Saturday, November 7, 2009

9 Wild and Whacky Races to Consider

I have observed the increased racing activity on almost every weekend. New events like the SAFRA Quadthlon, which integrates a rollerblading leg within a triathlon, have increased the difficulty level; especially if you do not do too well standing on a razor’s edge. Other races like the Sundown Marathon occurs in the evening and runs (literally) through the night, and even late morning (if you punish yourself by not training for the 84km ultra-marathon, which suggests a death-wish on your part).

Here are some propositions; hopefully, we can find brave and innovative sponsors to realize these events and articulate their importance to the endurance sporting community.

1. The Unreal Run (occurs on tar, mud, water, pebbles, sand, grass, escalators, stairs, back-lanes, forests, and slopes)

2. The Umbrella Run (same as Unreal Run except you carry an open umbrella)

3. The Snorkeling Race (swim with a snorkel in a reservoir or sea)

4. Real Man’s Run (all-men, chauvinistic race – we’ll show them for having a Woman’s Run!)

5. Penthlon (like the Quadthlon and we add another near-impossible phase, like 3-ball juggling, sushi-rolling or beer-drinking)

6. Panty-thlon (run in your undies and T-shirt, just like the Underwear Run in Kona, Hawaii)

7. Mad Hatters (inspired by the on-going run Hash House Harriers for decades, except this time we race and wear tall-hats)

8. Triathlon Family Beer Run (an actual race that will be carried out – details on the Triathlon Family Forum page)

9. Parathon (dressed in runner’s kit and we pub crawl over 42km by foot, over a dozen pubs – winners buy coffee and toast)

I have run with the Singapore Hash House Harriers in 1990. The quenching of thirsts after the fun run, as parched throats are sloughed off with Tiger Beer was memorable, as was the company. But, that's another story!

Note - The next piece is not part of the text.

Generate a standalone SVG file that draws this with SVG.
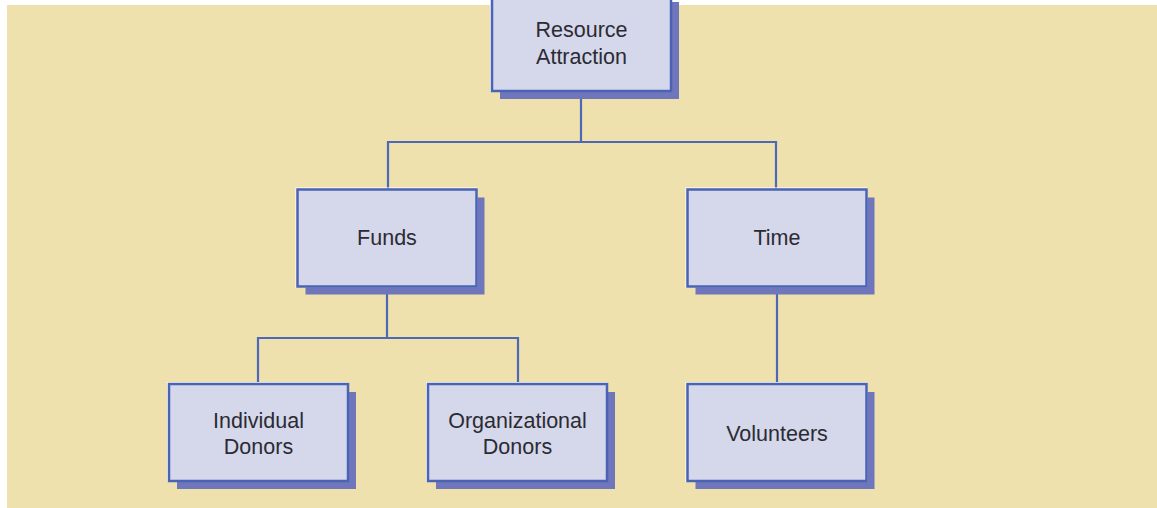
<svg xmlns="http://www.w3.org/2000/svg" width="1157" height="508" viewBox="0 0 1157 508">
  <defs>
    <style>
      .bg { fill: #eee1ae; }
      .shadow { fill: #6f76bb; }
      .halo { fill: none; stroke: #ffffff; stroke-width: 1; }
      .box { fill: #d5d7ea; stroke: #4a63b4; stroke-width: 2.5; }
      .wire { fill: none; stroke: #4d68b6; stroke-width: 2.2; }
      .label { font-family: "Liberation Sans", Arial, sans-serif; font-size: 21.5px; fill: #2b2b33; text-anchor: middle; }
    </style>
  </defs>

  <rect x="0" y="0" width="1157" height="508" fill="#ffffff"/>
  <rect class="bg" x="7" y="5" width="1150" height="503"/>

  <!-- connectors -->
  <g id="connectors">
    <path class="wire" d="M581 91 V142"/>
    <path class="wire" d="M388 189 V142 H776 V189"/>
    <path class="wire" d="M387 287 V338"/>
    <path class="wire" d="M258 383 V338 H518 V383"/>
    <path class="wire" d="M777 286 V383"/>
  </g>

  <!-- Resource Attraction -->
  <g id="resource-attraction">
    <rect class="shadow" x="500" y="2" width="179" height="97"/>
    <rect class="halo" x="490.5" y="-7.5" width="181" height="99"/>
    <rect class="box" x="492" y="-6" width="179" height="97"/>
    <text class="label" x="581.5" y="37">Resource</text>
    <text class="label" x="581.5" y="64">Attraction</text>
  </g>

  <!-- Funds -->
  <g id="funds">
    <rect class="shadow" x="305.5" y="197.5" width="179" height="97"/>
    <rect class="halo" x="296" y="188" width="181" height="99"/>
    <rect class="box" x="297.5" y="189.5" width="179" height="97"/>
    <text class="label" x="387" y="245">Funds</text>
  </g>

  <!-- Time -->
  <g id="time">
    <rect class="shadow" x="695.5" y="197.5" width="179" height="97"/>
    <rect class="halo" x="686" y="188" width="181" height="99"/>
    <rect class="box" x="687.5" y="189.5" width="179" height="97"/>
    <text class="label" x="777" y="245">Time</text>
  </g>

  <!-- Individual Donors -->
  <g id="individual-donors">
    <rect class="shadow" x="177" y="392" width="179" height="97"/>
    <rect class="halo" x="167.5" y="382.5" width="181" height="99"/>
    <rect class="box" x="169" y="384" width="179" height="97"/>
    <text class="label" x="258.5" y="428">Individual</text>
    <text class="label" x="258.5" y="454">Donors</text>
  </g>

  <!-- Organizational Donors -->
  <g id="organizational-donors">
    <rect class="shadow" x="436" y="392" width="179" height="97"/>
    <rect class="halo" x="426.5" y="382.5" width="181" height="99"/>
    <rect class="box" x="428" y="384" width="179" height="97"/>
    <text class="label" x="517.5" y="428">Organizational</text>
    <text class="label" x="517.5" y="454">Donors</text>
  </g>

  <!-- Volunteers -->
  <g id="volunteers">
    <rect class="shadow" x="695.5" y="392" width="179" height="97"/>
    <rect class="halo" x="686" y="382.5" width="181" height="99"/>
    <rect class="box" x="687.5" y="384" width="179" height="97"/>
    <text class="label" x="777" y="441">Volunteers</text>
  </g>
</svg>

Nota bene [note well]: This piece was done, tongue in cheek, while writing my 50,000-word novel.

2 comments:

Matty Wong said...

May i suggest a change in race attire, a tad too boring with compression and spandexes.

A full officewear (lappy, tie, leather shoes) 16km run. Aid stations can be Mac value meals, Boon Tong Kee Chic Rice or equivalent.

Employeer vs employee. Whoever win get a choice to switch roles for a month, how's that

Enrico Varella said...

Hi, Matty. I like your suggestions. We do not have to be too serious about sports all the time. I'm sure that there may be a captive audience for such innovative approaches. I like the status-swapping idea between employer and employee.